Je connaissais l’auteur, mais pas son ouvrage: il y a quelques jours, à Metz, en attendant d’aller donner un cours à des étudiants de l’Université, j’ai passé quelques minutes dans une librairie; j’y ai découvert le nouveau livre de Jean-François Chemain, Kiffe la France.
L’itinéraire de Jean-François Chemain est peu commun. Consultant, puis cadre dirigeant dans un grand groupe industriel français, une redécouverte de la foi (catholique) entraîne un bouleversement de toute son existence et une réorientation radicale. Il décide de devenir enseignant, passe les concours et, depuis 2006, enseigne — par choix personnel — dans un collège de “zone d’éducation prioritaire”, c’est-à-dire une banlieue difficile.
Convaincu que “Dieu n’a pas déserté la banlieue” (p. 232), il croit à sa tâche d’enseignant, même s’il n’en cache pas les difficultés, et explique pourquoi se mettre au service des “jeunes de banlieue” est un enjeu non seulement pour l’avenir des intéressés, mais pour celui du pays où ils grandissent, et de sa paix sociale.
L’intérêt de ce livre, c’est que Jean-François Chemain aime ses élèves et le métier qu’il a commencé à exercer à l’âge de 45 ans, mais qu’il ne nous cache rien de la réalité rencontrée au quotidien, avec ses aspects tendres, drôles, décourageants ou (très) durs. Pour ceux d’entre nous sans expérience de cet environnement, il y a de quoi éprouver quelque effarement: je vous laisse lire l’ouvrage pour découvrir tout cela “sur le vif”, car les nombreuses anecdotes relatées par Jean-François Chemain ne sauraient être résumées.

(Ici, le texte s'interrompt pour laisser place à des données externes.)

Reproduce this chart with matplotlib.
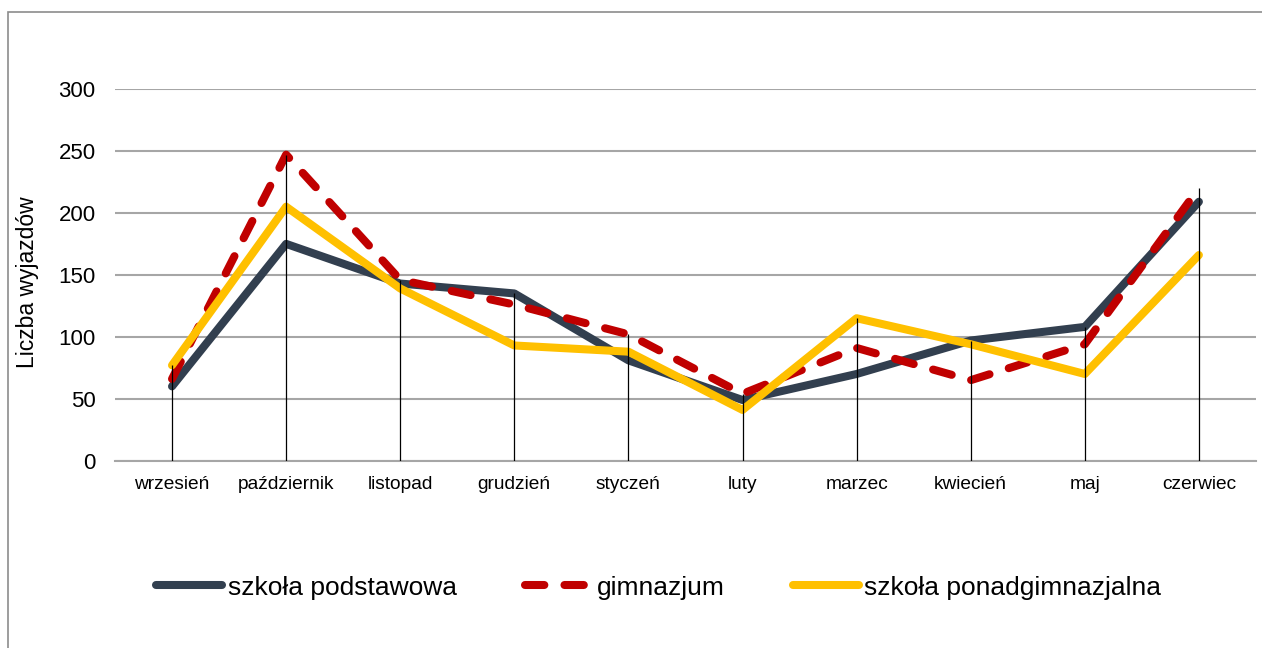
import numpy as np
import matplotlib.pyplot as plt
from matplotlib.patches import Rectangle

plt.rcParams['font.family'] = ['Liberation Sans', 'DejaVu Sans']

months = ['wrzesień', 'październik', 'listopad', 'grudzień', 'styczeń',
          'luty', 'marzec', 'kwiecień', 'maj', 'czerwiec']
podstawowa = [60, 175, 143, 135, 81, 49, 70, 97, 108, 209]
gimnazjum = [66, 247, 146, 126, 102, 54, 91, 65, 94, 220]
ponadgimn = [77, 205, 139, 93, 88, 41, 115, 94, 70, 166]

x = np.arange(len(months))

fig = plt.figure(figsize=(12.62, 6.48), dpi=100)
ax = fig.add_axes([0.0911, 0.289, 0.9041, 0.5737])

# outer frame of the chart area
fig.patches.append(Rectangle((8 / 1262, -0.1), 1.1, 1.1 - 12 / 648,
                             transform=fig.transFigure, fill=False,
                             edgecolor='#8c8c8c', linewidth=1.2))

ax.plot(x, podstawowa, color='#323f4f', linewidth=5.8, solid_capstyle='round',
        solid_joinstyle='round', label='szkoła podstawowa', zorder=3)
ax.plot(x, gimnazjum, color='#c00000', linewidth=5.8, dashes=(2.4, 2.5),
        dash_capstyle='round', dash_joinstyle='round', label='gimnazjum', zorder=4)
ax.plot(x, ponadgimn, color='#ffc000', linewidth=5.8, solid_capstyle='round',
        solid_joinstyle='round', label='szkoła ponadgimnazjalna', zorder=5)

# drop lines from the highest series value down to the axis
top = np.max([podstawowa, gimnazjum, ponadgimn], axis=0)
ax.vlines(x, 0, top, color='black', linewidth=0.9, zorder=6)

ax.set_xlim(-0.5, len(months) - 0.5)
ax.set_ylim(0, 300)
ax.set_yticks(range(0, 301, 50))
ax.yaxis.grid(True, color='#a6a6a6', linewidth=1.5)
ax.set_axisbelow(True)
for s in ['top', 'right', 'left']:
    ax.spines[s].set_visible(False)
ax.spines['bottom'].set_color('#a6a6a6')
ax.spines['bottom'].set_linewidth(1.5)
ax.tick_params(axis='both', length=0)
ax.tick_params(axis='y', labelsize=16, pad=14)
ax.set_xticks(x)
ax.set_xticklabels(months, fontsize=13.8)
ax.tick_params(axis='x', pad=11)
ax.set_ylabel('Liczba wyjazdów', fontsize=16.5)
ax.yaxis.set_label_coords(-0.067, 0.48)

fig.legend(loc='center', bbox_to_anchor=(0.522, 0.093), ncol=3, frameon=False,
           fontsize=19, handlelength=2.5, handletextpad=0.2, columnspacing=2.6)

fig.savefig('out.png', dpi=100)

Mais il y a aussi des constats qui ont retenu mon attention, notamment celui de “l’islamisation fulgurante de la banlieue”, touchant également les résidents non musulmans: pas avant tout sur le mode d’un édifice théologique, bien sûr, mais plutôt d’une référence identitaire et d’une certitude de supériorité, même si elle n’efface ni des barrières nationales ou ethniques (par exemple entre Turcs et Arabes) ni des ambiguïtés quant à l’attitude envers les pays d’origine des élèves immigrés. Les récits partagés par Jean-François Chemain sur les discours et perceptions qu’il rencontre (y compris la réceptivité de ses élèves à des théories pour le moins discutables) fournissent matière à réflexion, et pas seulement pour ceux qu’intéressent les questions d’enseignement.
Jean-François Chemain, Kiffe la France, Versailles, Via Romana, 201, 236 p. – Pour ceux qu’intéressent les expériences des enseignants aujourd’hui, je recommande également la plaisante et stimulante lecture du livre d’un maître secondaire avec trente ans d’expérience dans un contexte assez différent de celui de Jean-François Chemain, puisque Jean-Blaise Rochat enseigne dans le canton de Vaud, en Suisse: Lettre aux parents de mes élèves. Juvenilia, Lausanne, Cahiers de la Renaissance Vaudoise, 2011, 138 p.